From politely convincing his parents that he was destined to be a musician to learning to strum the strings under the tuteelage of the late Last Saidi, he somewhat met instant retribution for being stubborn as an attempt to go professional suffered countless false starts.
“From those lessons in 1988, I started teaching myself and then in the same year I had improved enough to start a band named Sarungano Chanters,” he said.
“With this group, we went for several live auditions at Gramma Records who would not record you without passing and after 10 successive auditions, we failed despite the effort and spirited walks from Kuwadzana to Southerton where the studio was.”
The group eventually split and so did the next one the following year, but Mukundu was far from giving up. instead he started writing journals detailing this history with inspiration from biographies of well-established musicians like his favourite Bob Marley whose beginning was not rosy.
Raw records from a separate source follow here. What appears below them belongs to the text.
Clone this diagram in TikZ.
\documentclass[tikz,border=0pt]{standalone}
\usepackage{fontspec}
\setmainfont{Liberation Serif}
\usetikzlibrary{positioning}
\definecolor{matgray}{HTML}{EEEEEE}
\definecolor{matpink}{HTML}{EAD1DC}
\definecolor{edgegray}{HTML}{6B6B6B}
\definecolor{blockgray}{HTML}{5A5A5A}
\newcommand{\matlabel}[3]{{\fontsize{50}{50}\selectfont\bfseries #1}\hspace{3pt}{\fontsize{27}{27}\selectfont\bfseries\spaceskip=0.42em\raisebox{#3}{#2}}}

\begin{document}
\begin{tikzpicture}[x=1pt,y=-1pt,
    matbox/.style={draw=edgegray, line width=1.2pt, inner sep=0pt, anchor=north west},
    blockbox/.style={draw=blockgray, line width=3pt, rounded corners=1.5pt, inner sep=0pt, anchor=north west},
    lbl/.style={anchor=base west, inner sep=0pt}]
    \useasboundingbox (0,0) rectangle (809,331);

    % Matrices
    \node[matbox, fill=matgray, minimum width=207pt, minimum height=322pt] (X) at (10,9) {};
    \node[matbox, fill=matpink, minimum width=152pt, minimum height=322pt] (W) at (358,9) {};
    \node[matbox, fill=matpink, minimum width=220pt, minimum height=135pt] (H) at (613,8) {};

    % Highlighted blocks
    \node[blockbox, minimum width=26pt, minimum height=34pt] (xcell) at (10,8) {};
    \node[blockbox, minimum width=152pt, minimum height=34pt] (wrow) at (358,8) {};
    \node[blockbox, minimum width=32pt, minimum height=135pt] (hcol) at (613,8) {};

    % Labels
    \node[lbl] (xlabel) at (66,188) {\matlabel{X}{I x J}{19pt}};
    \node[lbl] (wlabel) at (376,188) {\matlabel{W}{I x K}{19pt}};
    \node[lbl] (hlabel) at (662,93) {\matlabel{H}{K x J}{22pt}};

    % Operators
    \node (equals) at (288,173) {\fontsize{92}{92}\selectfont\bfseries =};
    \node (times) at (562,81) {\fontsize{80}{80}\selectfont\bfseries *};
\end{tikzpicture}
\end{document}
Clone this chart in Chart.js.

“I had noticed that it is not easy in the music industry because some of the greats had gone through rejection and while other band members gave up I cannot blame them because with no support from family and no attention from others in the industry, it was very hard,” he said.
However, when he got born-again in 1994 there was a major change with church in the picture as he would play for the likes of gospel songstress Ivy Kombo, Fungisai Zvakavapano-Mashavave, Elias Musakwa and the Egea Gospel train.
“In 2003 after my stint with the churches and passing through the Zimbabwe College of Music for two years, I joined Oliver Mtukudzi’s band and we worked for four years during the period, which I started buying my studio equipment,” he said.
Whether by coincidence or proper planning, when he was “fired” from the Black Spirits, he rushed straight into the studio where he has produced for thousands of artistes for over a decade.
Meanwhile, to celebrate his 30-year milestone he will on March 21 launch his 10th music album, a DVD guitar tutorial and a book titled Poor and Famous at a joint in Harare.
Despite his huge contribution to local music, he believes the quality continues to nosedive mainly because of the absence of proper music systems.
“If there was ever a most uninspiring period for music producers, it is right now because no one wants to be corrected when they are paying for the service and that alone is one of the biggest factors that has made our music drop in standards,” said Mukundu.
“I can say that the standard composed locally now has gone down and this because now it is the artistes who have creative control.”
According to Mono, the old system which gave producers creative control made sure that only the best artistes would get a chance to record but now because of economic hardships, recordings are only based on being able to pay studio session fees alone.
This is what has caused the bulk of local musicians’ work unattractive beyond local borders virtually making famous paupers out of them, a trend which inspired his second book.
“I noticed that a lot of people in Zimbabwe associate fame with riches because they see what happens in other countries, but here it’s a different scenario where someone can be very famous yet broke,” he explained.
The country is in economic turmoil and as a producer of note, he has also been affected by the situation:
“The most affected by the economic situation is us musicians and the industry is currently in the intensive care unit, but at least we are alive so I cannot say I am there, but I am comfortable.”
Going forward, Mono believes the only way out is employing innovation in addition to talent, which cannot make one successful if not aided by different ideas to make a brand grow.